Reform Derby is a British political party based in Derby, Derbyshire. It was founded in 2020 by a group of five Brexit Party councillors on Derby City Council. Although it serves as the local affiliate of Reform UK, it is a separate entity.

== History ==
===2023 elections===

In the lead up to the 2023 Derby City Council election one of the party's 51 candidates Russell Armstrong gave an interview to Derby News outlining party positions. Armstrong claimed that the Derby city council was not operating within "common sense" for supporting high density housing projects in city's downtown despite the development being an entirely private venture as well as praising that there was no local Reform whip, meaning each elected Reform Derby member is free to express their own opinions and vote their conscience. Derby News, however, criticized the party's 2023 "contract" for not being a typical manifesto, and for largely overlapping with the 2018 UKIP manifesto and for including a statement criticizing that housing was "now unavailable to Derby born residents" which Armstrong denied, as he wasn't born in Derby, as well as refusing to differentiate illegal immigrants and asylum seekers. Derby News claimed that Reform Derby advocating for "Derby Born" residents constituted "hate speech."

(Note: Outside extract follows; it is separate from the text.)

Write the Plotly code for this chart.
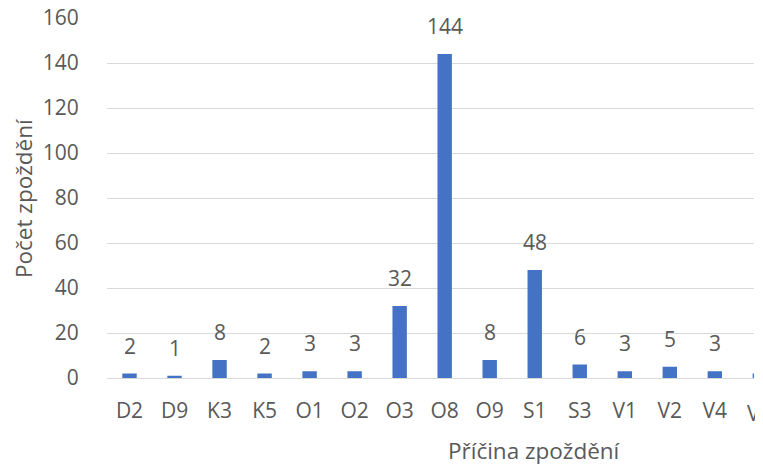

In the election the party elected six councillors:
- Alan Graves
- John Evans
- Kirk Kus
- Alan Lindsey
- Stephen Fowke
- Timothy Prosser

Its candidates were the only Reform councillors to be elected in the entire country in that years local elections.

In May 2023, the party's leader, Alan Graves, was elected by councillors as Mayor of Derby, beating the Labour Party candidate by 1 vote. That party's councillors, 23 of the total of 51, walked out of the council chamber in protest.